Why the structure looks different
GPIX does not use the blunt full-overwrite model that has limited upside in many competing income ETFs. Instead, the managers run a dynamic call-writing band of 25% to 75% of equity notional exposure, with average coverage around 32% and levels around 36% through mid-2025. That leaves most of the equity portfolio uncovered most of the time, allowing it to benefit from broader market gains.
The ETF also uses index-level FLEX options rather than writing calls on individual stocks. That means a strong move in a single portfolio holding is not directly capped by a short call on that name. FLEX options also allow managers to tailor strike prices and expirations more precisely, which can improve how the income overlay fits market conditions.

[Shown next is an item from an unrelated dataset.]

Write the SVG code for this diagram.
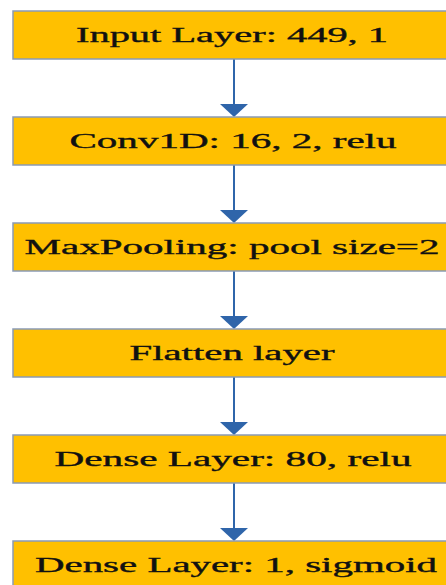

NAV, yield and the tax optics
One reason investors have questioned the fund is the gap between its annualized distribution rate and its reported 30-day SEC yield. As of March 2026, the SEC yield was below 1%, while the distribution rate was near 8%. For an options-income strategy, that gap is not unusual. SEC yield captures net investment income such as dividends and interest, but it does not fully reflect the options premium and gains that help fund distributions.
More important is the fund’s NAV behavior. Figures cited through early 2026 show since-inception NAV total return near 18.6%, with NAV appreciation itself around 22% since launch under some calculations. Those numbers do not fit the profile of a fund steadily depleting its capital base to maintain appearances.
Implications for Investors
For income investors, GPIX offers a different trade-off than classic covered-call funds. The benefit is clear: a high-single-digit distribution rate paired with significantly better participation in equity upside than products that overwrite nearly all of their portfolios. Reported upside capture of roughly 91.8% over the trailing 12 months suggests the strategy has preserved much more market participation than many income-focused peers.
There is also a tax angle. For U.S. investors in taxable brokerage accounts, return-of-capital treatment can defer taxes by reducing cost basis rather than creating immediate ordinary income. That can improve after-tax cash flow, although it also means a potentially larger capital gain when shares are sold. The advantage is less meaningful in tax-deferred accounts and may be more complicated for non-U.S. holders.
The risks should not be understated. GPIX is still an equity-linked product with substantial S&P 500 exposure, so it can decline materially in a market downturn. The option premium provides only modest cushioning in a sharp selloff. In a strong bull market, the overwrite strategy will also cap some upside, even if it does so less aggressively than fully overwritten funds. Investors should watch for sustained NAV erosion, a deterioration in asset growth, or a meaningful distribution cut, as those would challenge the current thesis.
Peer comparisons help frame the opportunity. Over a common period from January 2024 through late April 2026, GPIX posted a 43.22% total return, ahead of several well-known covered-call competitors and much closer to broad-market performance than many income funds. That does not make it a substitute for a pure S&P 500 tracker, but it does suggest the strategy has delivered on its core promise of balancing income with equity participation.
Looking ahead, the key question is whether GPIX can keep preserving NAV while maintaining its monthly payout through different volatility regimes. If it does, the ETF could remain a notable option for investors seeking cash flow without fully giving up exposure to large-cap U.S. equities.